I was catching up on the Information Architecture Institute mailing list and some feed reader backlog when I came across the concept of shingling. Seeing as how I have never heard of this term in the 8+ years I’ve been working, I decided it was high time that I learned about it.
In essence, shingling seeks to solve the problem of indexing large quantities of data:
- How can you tell if two pieces of content are the same? You compare them.
- What happens when you want to compare a lot of pages? You have to make a very large number of comparisons.
- What happens when you’re google? You can’t solve this problem by bulk comparisons
The number of computations required to compare all of your content rapidly trends toward infinity. Enter shingling.
Shingling is nothing more than taking a single document, splitting it into smaller chunks, and generating a sufficiently sized unique fingerprint from the shingles.
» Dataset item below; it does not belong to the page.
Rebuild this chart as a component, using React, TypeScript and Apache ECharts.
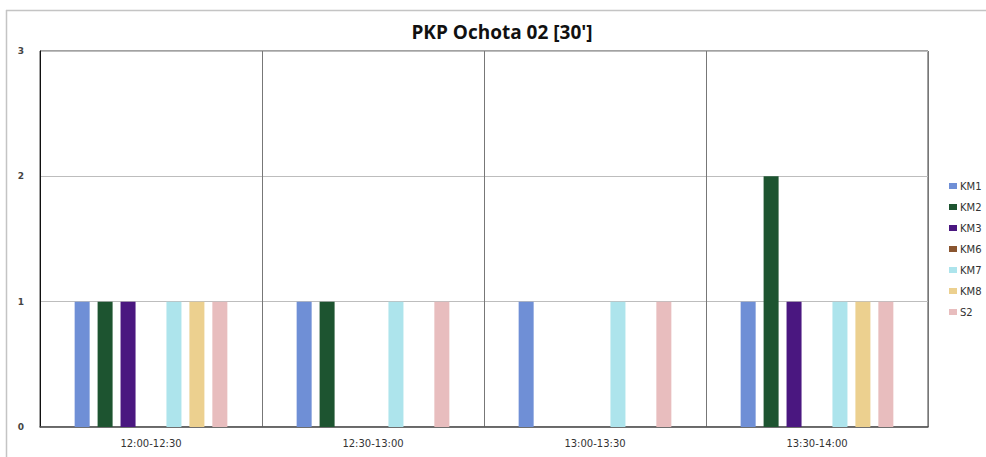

This way, when you are indexing content, you can immediately break down the document into the constituent shingles, generate a fingerprint, and then see if that fingerprint already exists. What you do at this point is up to you.
I ran into a similar problem when implementing an n-gram search engine that ultimately proved to be inefficient. Essentially, the computation required to generate the n-grams for a given page of content, check the index for an existing n-gram, and associate the indexed word/content chunk with the given n-gram soon proved terribly inefficient. This n-gram search engine only had to index names, addresses, and email addresses — it wasn’t even attempting to provide an index of user generated content.
I have to wonder how full-text indexing providers, like SQL Server and Ferret, will (or already have) handle the challenge of shingling indexed content. It seems like it would be a concern both on the front of storage consolidation and for the purposes of optimizing CPU cycles — for retrieval, indexing, and comparison.